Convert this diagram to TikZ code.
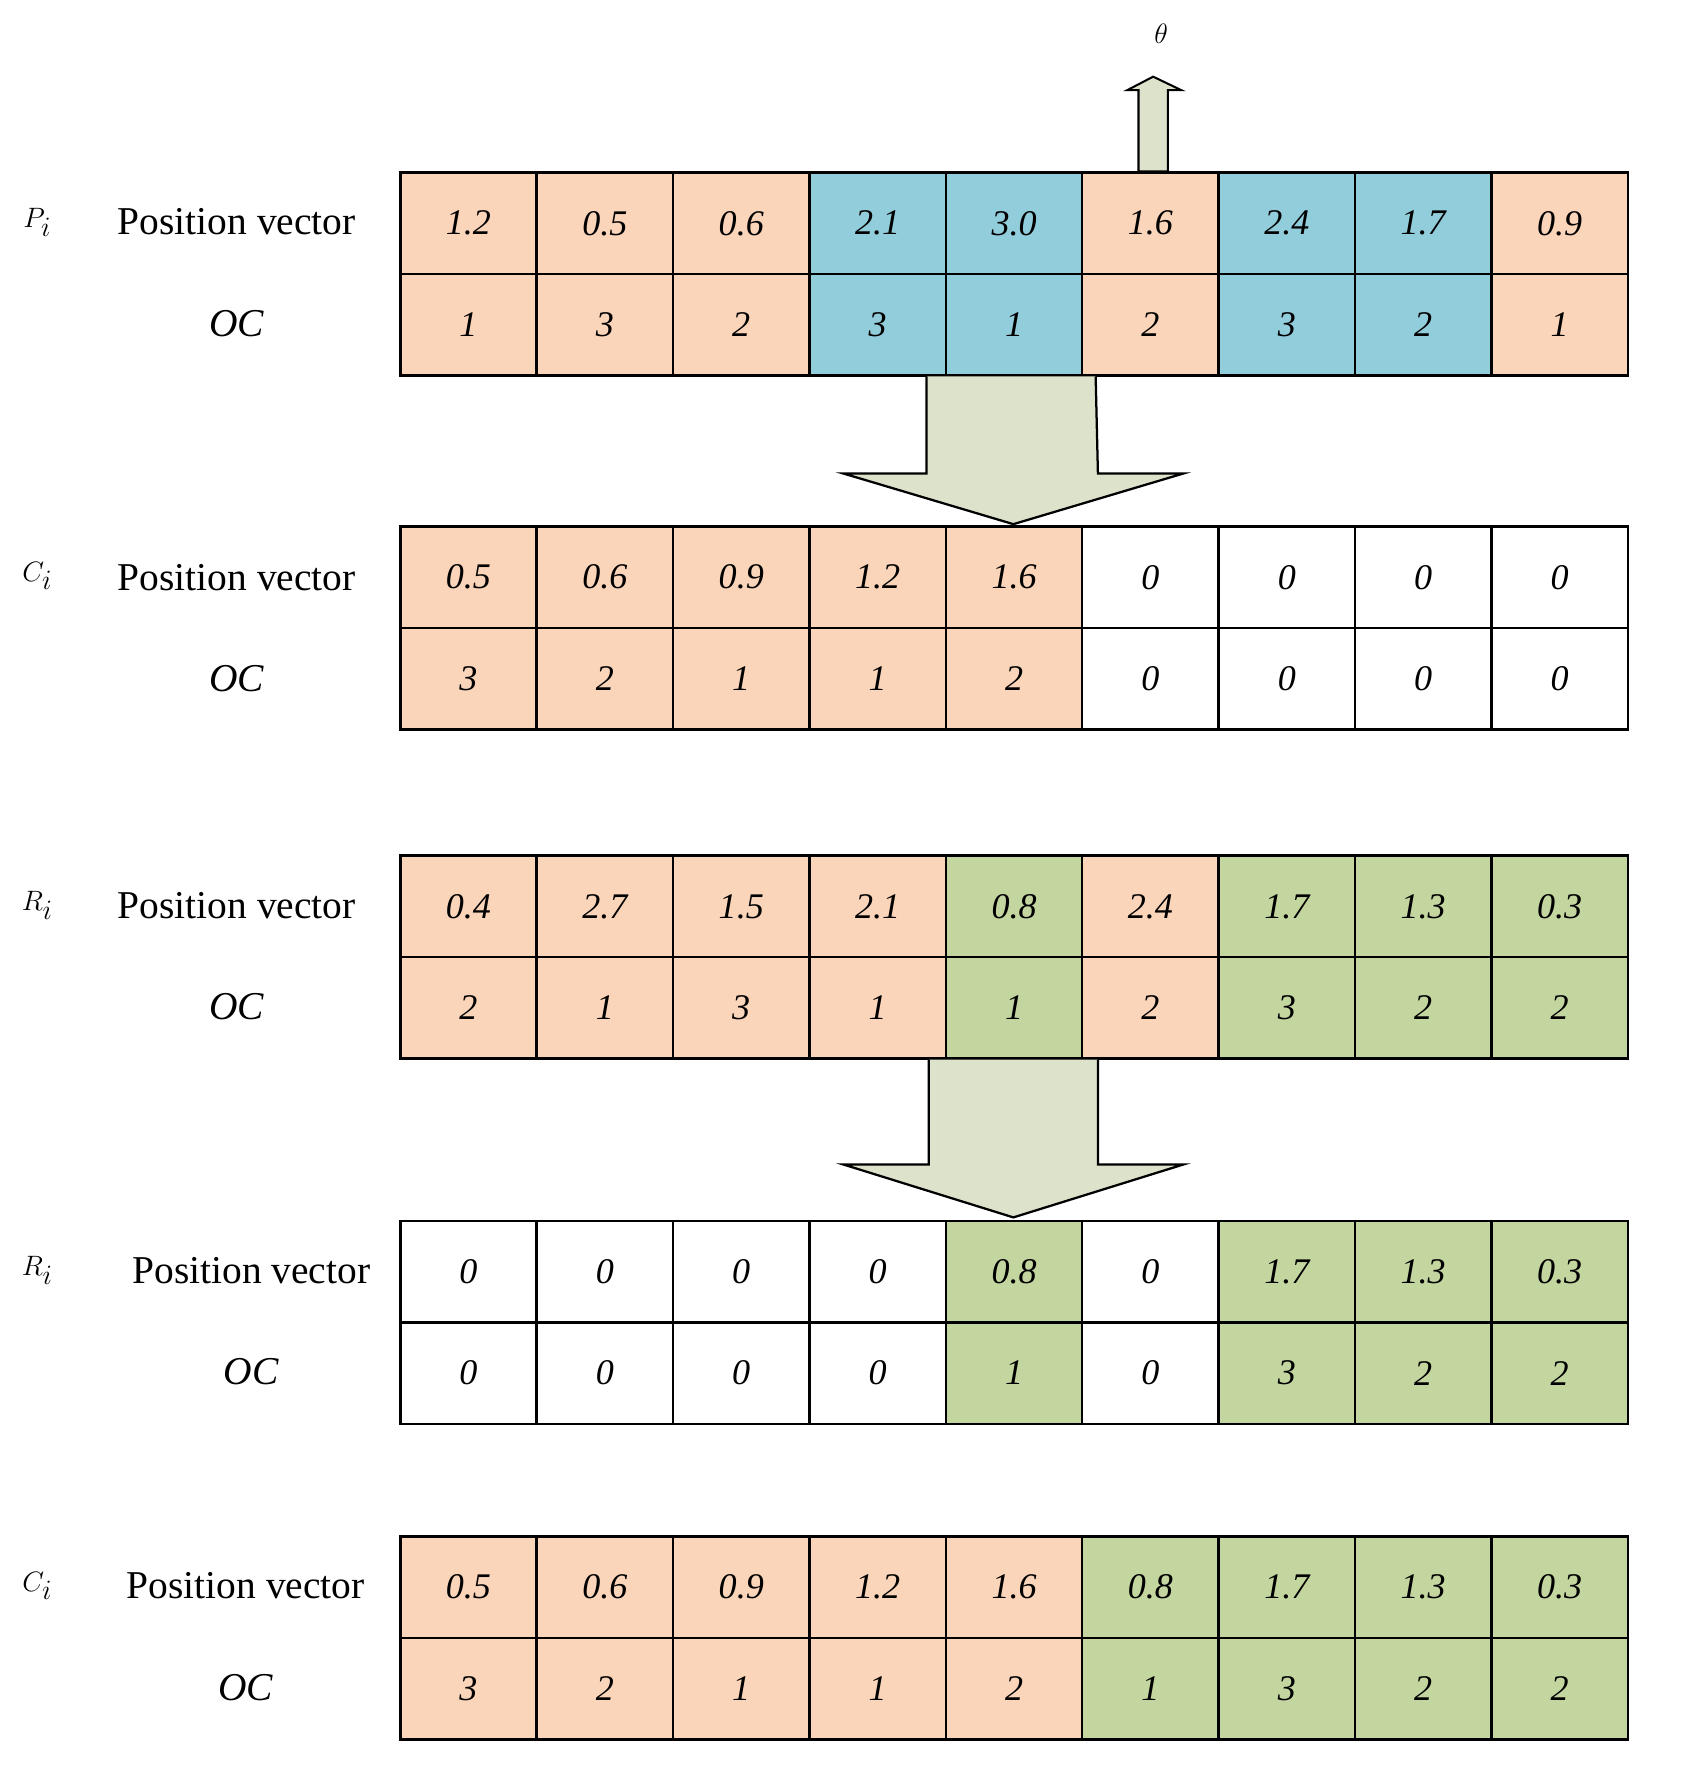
\documentclass[tikz,border=0pt]{standalone}
\usepackage{fontspec}
\setmainfont{Liberation Serif}
\begin{document}
\definecolor{pe}{HTML}{FBD5BA}
\definecolor{bl}{HTML}{92CDDC}
\definecolor{gr}{HTML}{C4D6A0}
\definecolor{ar}{HTML}{DDE3CB}
\begin{tikzpicture}[x=1pt,y=-1pt,
 cell/.style={draw,line width=2.2pt,minimum width=121pt,minimum height=90pt,inner sep=0,anchor=north west,font=\fontsize{32}{36}\selectfont\itshape},
 lab/.style={font=\fontsize{35}{40}\selectfont},
 sym/.style={font=\fontsize{38}{42}\selectfont\itshape},
 bigar/.style={draw,line width=2pt,fill=ar}]
\useasboundingbox (0,0) rectangle (1500,1580);
\def\W{121}
% rows: y, list of value/color
\newcommand\myrow[3]{%
 \foreach \v/\c [count=\i from 0] in {#3} {
   \node[cell,fill=\c] (#1-\i) at (354+\i*\W,#2) {\v};
 }}
\myrow{pa}{152}{1.2/pe,0.5/pe,0.6/pe,2.1/bl,3.0/bl,1.6/pe,2.4/bl,1.7/bl,0.9/pe}
\myrow{pb}{242}{1/pe,3/pe,2/pe,3/bl,1/bl,2/pe,3/bl,2/bl,1/pe}
\myrow{ca}{466}{0.5/pe,0.6/pe,0.9/pe,1.2/pe,1.6/pe,0/white,0/white,0/white,0/white}
\myrow{cb}{556}{3/pe,2/pe,1/pe,1/pe,2/pe,0/white,0/white,0/white,0/white}
\myrow{ra}{758}{0.4/pe,2.7/pe,1.5/pe,2.1/pe,0.8/gr,2.4/pe,1.7/gr,1.3/gr,0.3/gr}
\myrow{rb}{848}{2/pe,1/pe,3/pe,1/pe,1/gr,2/pe,3/gr,2/gr,2/gr}
\myrow{sa}{1082}{0/white,0/white,0/white,0/white,0.8/gr,0/white,1.7/gr,1.3/gr,0.3/gr}
\myrow{sb}{1172}{0/white,0/white,0/white,0/white,1/gr,0/white,3/gr,2/gr,2/gr}
\myrow{da}{1362}{0.5/pe,0.6/pe,0.9/pe,1.2/pe,1.6/pe,0.8/gr,1.7/gr,1.3/gr,0.3/gr}
\myrow{db}{1452}{3/pe,2/pe,1/pe,1/pe,2/pe,1/gr,3/gr,2/gr,2/gr}
% labels
\node[sym] (lp) at (33,197) {$P_i$};
\node[lab] (lp1) at (210,197) {Position vector};
\node[lab,font=\fontsize{35}{40}\selectfont\itshape] (lp2) at (210,287) {OC};
\node[sym] (lc) at (33,511) {$C_i$};
\node[lab] (lc1) at (210,512) {Position vector};
\node[lab,font=\fontsize{35}{40}\selectfont\itshape] (lc2) at (210,602) {OC};
\node[sym] (lr) at (33,803) {$R_i$};
\node[lab] (lr1) at (210,803) {Position vector};
\node[lab,font=\fontsize{35}{40}\selectfont\itshape] (lr2) at (210,893) {OC};
\node[sym] (ls) at (33,1127) {$R_i$};
\node[lab] (ls1) at (223,1127) {Position vector};
\node[lab,font=\fontsize{35}{40}\selectfont\itshape] (ls2) at (223,1217) {OC};
\node[sym] (ld) at (33,1407) {$C_i$};
\node[lab] (ld1) at (218,1407) {Position vector};
\node[lab,font=\fontsize{35}{40}\selectfont\itshape] (ld2) at (218,1497) {OC};
% arrows
\node[font=\fontsize{32}{36}\selectfont] (th) at (1030,30) {$\theta$};
\draw[bigar,line width=1.8pt] (1010,152) -- (1010,80) -- (1000,80) -- (1023,68) -- (1048,80) -- (1036,80) -- (1036,152) -- cycle;
\draw[bigar] (822,334) -- (822,420) -- (748,420) -- (899,465) -- (1050,420) -- (974,420) -- (972,334);
\draw[bigar] (824,940) -- (824,1033) -- (748,1033) -- (899,1080) -- (1050,1033) -- (974,1033) -- (974,940);
\end{tikzpicture}
\end{document}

:::

Repeat the data in full and exactly. Omit pictures.

▶ [Exercise result]:
Convert this diagram to TikZ code.
\documentclass[tikz,border=0pt]{standalone}
\usepackage{fontspec}
\setmainfont{Liberation Serif}
\begin{document}
\definecolor{pe}{HTML}{FBD5BA}
\definecolor{bl}{HTML}{92CDDC}
\definecolor{gr}{HTML}{C4D6A0}
\definecolor{ar}{HTML}{DDE3CB}
\begin{tikzpicture}[x=1pt,y=-1pt,
 cell/.style={draw,line width=2.2pt,minimum width=121pt,minimum height=90pt,inner sep=0,anchor=north west,font=\fontsize{32}{36}\selectfont\itshape},
 lab/.style={font=\fontsize{35}{40}\selectfont},
 sym/.style={font=\fontsize{38}{42}\selectfont\itshape},
 bigar/.style={draw,line width=2pt,fill=ar}]
\useasboundingbox (0,0) rectangle (1500,1580);
\def\W{121}
% rows: y, list of value/color
\newcommand\myrow[3]{%
 \foreach \v/\c [count=\i from 0] in {#3} {
   \node[cell,fill=\c] (#1-\i) at (354+\i*\W,#2) {\v};
 }}
\myrow{pa}{152}{1.2/pe,0.5/pe,0.6/pe,2.1/bl,3.0/bl,1.6/pe,2.4/bl,1.7/bl,0.9/pe}
\myrow{pb}{242}{1/pe,3/pe,2/pe,3/bl,1/bl,2/pe,3/bl,2/bl,1/pe}
\myrow{ca}{466}{0.5/pe,0.6/pe,0.9/pe,1.2/pe,1.6/pe,0/white,0/white,0/white,0/white}
\myrow{cb}{556}{3/pe,2/pe,1/pe,1/pe,2/pe,0/white,0/white,0/white,0/white}
\myrow{ra}{758}{0.4/pe,2.7/pe,1.5/pe,2.1/pe,0.8/gr,2.4/pe,1.7/gr,1.3/gr,0.3/gr}
\myrow{rb}{848}{2/pe,1/pe,3/pe,1/pe,1/gr,2/pe,3/gr,2/gr,2/gr}
\myrow{sa}{1082}{0/white,0/white,0/white,0/white,0.8/gr,0/white,1.7/gr,1.3/gr,0.3/gr}
\myrow{sb}{1172}{0/white,0/white,0/white,0/white,1/gr,0/white,3/gr,2/gr,2/gr}
\myrow{da}{1362}{0.5/pe,0.6/pe,0.9/pe,1.2/pe,1.6/pe,0.8/gr,1.7/gr,1.3/gr,0.3/gr}
\myrow{db}{1452}{3/pe,2/pe,1/pe,1/pe,2/pe,1/gr,3/gr,2/gr,2/gr}
% labels
\node[sym] (lp) at (33,197) {$P_i$};
\node[lab] (lp1) at (210,197) {Position vector};
\node[lab,font=\fontsize{35}{40}\selectfont\itshape] (lp2) at (210,287) {OC};
\node[sym] (lc) at (33,511) {$C_i$};
\node[lab] (lc1) at (210,512) {Position vector};
\node[lab,font=\fontsize{35}{40}\selectfont\itshape] (lc2) at (210,602) {OC};
\node[sym] (lr) at (33,803) {$R_i$};
\node[lab] (lr1) at (210,803) {Position vector};
\node[lab,font=\fontsize{35}{40}\selectfont\itshape] (lr2) at (210,893) {OC};
\node[sym] (ls) at (33,1127) {$R_i$};
\node[lab] (ls1) at (223,1127) {Position vector};
\node[lab,font=\fontsize{35}{40}\selectfont\itshape] (ls2) at (223,1217) {OC};
\node[sym] (ld) at (33,1407) {$C_i$};
\node[lab] (ld1) at (218,1407) {Position vector};
\node[lab,font=\fontsize{35}{40}\selectfont\itshape] (ld2) at (218,1497) {OC};
% arrows
\node[font=\fontsize{32}{36}\selectfont] (th) at (1030,30) {$\theta$};
\draw[bigar,line width=1.8pt] (1010,152) -- (1010,80) -- (1000,80) -- (1023,68) -- (1048,80) -- (1036,80) -- (1036,152) -- cycle;
\draw[bigar] (822,334) -- (822,420) -- (748,420) -- (899,465) -- (1050,420) -- (974,420) -- (972,334);
\draw[bigar] (824,940) -- (824,1033) -- (748,1033) -- (899,1080) -- (1050,1033) -- (974,1033) -- (974,940);
\end{tikzpicture}
\end{document}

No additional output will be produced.